La vestimenta del niño.
De la urbanidad en las maneras de los niños.
La vestimenta del niño.
Resumidamente se ha hablado del cuerpo; ahora, de la indumentaria en pocas palabras, por aquello de que el vestido es en cierto modo cuerpo del cuerpo, y también por él es dado deducir la traza del espíritu. Aunque ello es que en estas cuestiones no puede prescribirse una manera y medida fija, por el hecho de que no es igual para todos o la fortuna o la dignidad, ni entre todas las gentes son unas mismas las cosas que se tienen por decorosas o indecentes; en fin, tampoco a todos los siglos les placen o desplacen unas mismas cosas. Por lo cual, lo mismo que en otras muchas cuestiones, así también aquí hay que conceder un tanto, según el proverbio, "nómoi kaì chorai", "a la usanza y al sitio", y aun también "kairói", "a la ocasión", a la cual mandan servir los sabios.
Hay, sin embargo, en medio de esas diversidades, cosas que por sí pueden ser honestas, o lo contrario, como aquellas que no tienen nada de la utilidad para la que se fabrica la vestimenta.

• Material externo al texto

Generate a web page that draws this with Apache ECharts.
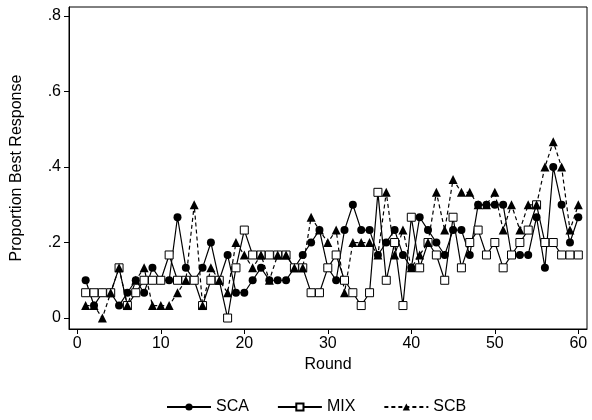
<!DOCTYPE html>
<html>
<head>
<meta charset="utf-8">
<script src="https://cdn.jsdelivr.net/npm/echarts@6/dist/echarts.min.js"></script>
<style>
html,body{margin:0;padding:0;background:#fff;}
#chart{width:592px;height:420px;}
</style>
</head>
<body>
<div id="chart"></div>
<script>
const rounds = [1,2,3,4,5,6,7,8,9,10,11,12,13,14,15,16,17,18,19,20,21,22,23,24,25,26,27,28,29,30,31,32,33,34,35,36,37,38,39,40,41,42,43,44,45,46,47,48,49,50,51,52,53,54,55,56,57,58,59,60];
const SCA = [0.1,0.033,0.067,0.067,0.033,0.067,0.1,0.067,0.133,0.1,
             0.1,0.267,0.133,0.1,0.133,0.2,0.1,0.167,0.067,0.067,
             0.1,0.133,0.1,0.1,0.1,0.133,0.167,0.2,0.233,0.133,
             0.1,0.233,0.3,0.233,0.233,0.167,0.2,0.233,0.167,0.133,
             0.267,0.233,0.2,0.167,0.233,0.233,0.167,0.3,0.3,0.3,
             0.3,0.167,0.167,0.167,0.267,0.133,0.4,0.3,0.2,0.267];
const MIX = [0.067,0.067,0.067,0.067,0.133,0.033,0.067,0.1,0.1,0.1,
             0.167,0.1,0.1,0.1,0.033,0.1,0.1,0,0.133,0.233,
             0.167,0.167,0.167,0.167,0.167,0.133,0.133,0.067,0.067,0.133,
             0.167,0.1,0.067,0.033,0.067,0.333,0.1,0.2,0.033,0.267,
             0.133,0.2,0.167,0.1,0.267,0.133,0.2,0.233,0.167,0.2,
             0.133,0.167,0.2,0.233,0.3,0.2,0.2,0.167,0.167,0.167];
const SCB = [0.033,0.033,0,0.067,0.133,0.033,0.1,0.133,0.033,0.033,
             0.033,0.067,0.1,0.3,0.033,0.133,0.1,0.067,0.2,0.167,
             0.133,0.167,0.1,0.167,0.167,0.133,0.133,0.267,0.233,0.2,
             0.233,0.067,0.2,0.2,0.2,0.167,0.333,0.167,0.233,0.133,
             0.167,0.2,0.333,0.233,0.367,0.333,0.333,0.3,0.3,0.333,
             0.233,0.3,0.233,0.3,0.3,0.4,0.467,0.4,0.233,0.3];
const xTicks = [0,10,20,30,40,50,60];
const yTicks = [0,0.2,0.4,0.6,0.8];
const yTickLabels = ['0','.2','.4','.6','.8'];

const font = 'Liberation Sans, Arial, sans-serif';
const chart = echarts.init(document.getElementById('chart'), null, {renderer:'canvas'});
const toPairs = arr => rounds.map((r,i)=>[r, arr[i]]);
const lineBase = {type:'line', animation:false, emphasis:{disabled:true}, z:2};

chart.setOption({
  animation:false,
  backgroundColor:'#fff',
  grid:{left:69, right:5, top:7, bottom:91, show:true, borderColor:'#000', borderWidth:1, backgroundColor:'#fff'},
  xAxis:{
    type:'value', min:-0.994, max:61.04,
    axisLine:{show:true, onZero:false, lineStyle:{color:'#000', width:1}},
    axisTick:{show:true, customValues:xTicks, length:5, lineStyle:{color:'#000'}},
    axisLabel:{customValues:xTicks, color:'#000', fontSize:16, fontFamily:font, margin:7},
    splitLine:{show:false},
    name:'Round', nameLocation:'middle', nameGap:27,
    nameTextStyle:{color:'#000', fontSize:16, fontFamily:font}
  },
  yAxis:{
    type:'value', min:-0.0291, max:0.824,
    axisLine:{show:true, onZero:false, lineStyle:{color:'#000', width:1}},
    axisTick:{show:true, customValues:yTicks, length:5, lineStyle:{color:'#000'}},
    axisLabel:{customValues:yTicks, color:'#000', fontSize:16, fontFamily:font, margin:8,
      formatter:v=>{const i=yTicks.findIndex(t=>Math.abs(t-v)<1e-9);return i>=0?yTickLabels[i]:'';}},
    splitLine:{show:false},
    name:'Proportion Best Response', nameLocation:'middle', nameGap:44,
    nameTextStyle:{color:'#000', fontSize:16, fontFamily:font}
  },
  legend:{
    bottom:0, left:161, itemWidth:44, itemHeight:9, itemGap:28,
    textStyle:{color:'#000', fontSize:16, fontFamily:font},
    data:['SCA','MIX','SCB']
  },
  series:[
    Object.assign({}, lineBase, {name:'SCA', data:toPairs(SCA), symbol:'circle', symbolSize:8,
      itemStyle:{color:'#000'}, lineStyle:{color:'#000', width:1.2}}),
    Object.assign({}, lineBase, {name:'MIX', data:toPairs(MIX), symbol:'rect', symbolSize:8,
      itemStyle:{color:'#fff', borderColor:'#000', borderWidth:1}, lineStyle:{color:'#000', width:1.2}}),
    Object.assign({}, lineBase, {name:'SCB', data:toPairs(SCB), symbol:'triangle', symbolSize:9,
      itemStyle:{color:'#000'}, lineStyle:{color:'#000', width:1.2, type:[4,3]}})
  ]
});
</script>
</body>
</html>
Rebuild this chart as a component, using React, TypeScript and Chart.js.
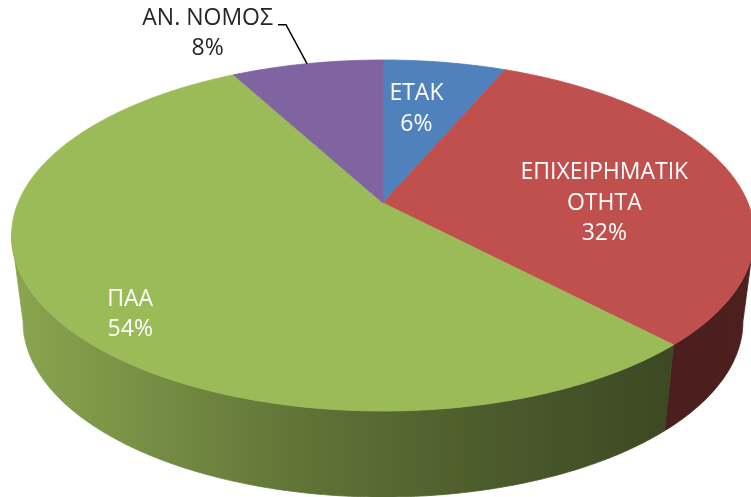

Arrastrar largas colas es cosa que en las mujeres se toma a risa, en los hombres se censura; si a cardenales y obispos les está bien, a otros les dejo el determinarlo.
Las telas finas y traslúcidas no ha habido tiempo en que no se hayan censurado, así en hombres como en mujeres, ya que es ésta la segunda utilidad del vestido, que recubra aquellas cosas que es impudor mostrar a los ojos de los hombres.
Antaño se tenía por poco viril el andar desceñido; hoy eso mismo a nadie se le toma a mal, por aquello de que, una vez inventadas camisolas, ropillas y calzas altas, se cubren las partes pudendas, aun cuando el vestido vuele suelto.
Por lo demás, una vestimenta más corta que para recubrir, al inclinarse uno, las partes a las que se debe respeto, no hay lugar en que no sea deshonesta.
Acuchillar el vestido es de dementes; ponérselos pintados con figuras o cambiantes de color es de payasos y de simios.
Así pues, según sea la medida de los posibles y de la dignidad, y de acuerdo con el país y la usanza, rija en la vestimenta un tal aseo que ni se haga notar por suciedades ni de en sí muestra de lascivia o de frivolidad o de soberbia.
Una vestimenta un tanto descuidada les sienta bien a los muchachos, pero dentro de los limites de la inmundicia: contra decoro, algunos colorean los ribetes de ropillas o camisas con tintura de orina, o delantera y mangas recaman con indecente enjalbegue, no con yeso, sino con moco de narices o de boca.
Los hay a quienes la ropa les cae colgando sobre un costado, a otros, sobre la espalda hasta la altura de los riñones; y no faltan algunos a quienes tales cosas les parezcan elegantes.
Así como la traza toda del cuerpo es bien que esté limpia y bien compuesta, así es bien que el hábito condiga con el cuerpo.
Si los padres te han proporcionado algo más elegante de lo común en vestimenta, no te contemples volviendo los ojos sobre ti mismo, ni vayas haciendo ademanes con el gozo y dándoselo a ver a los demás; pues lo uno es de monas, lo otro, de pavos reales. Que admiren otros: tú mismo no sepas que vas bien vestido.
Cuanto es mayor la fortuna, tanto es más agradable la modestia: a los de medios más humildes ha de concedérseles, para consuelo de su condición, que moderadamente se complazcan en sí mismos; pero el rico que va ostentando el esplendor de su ropaje, a los demás echa en cara su miseria y para sí se granjea malquerencia.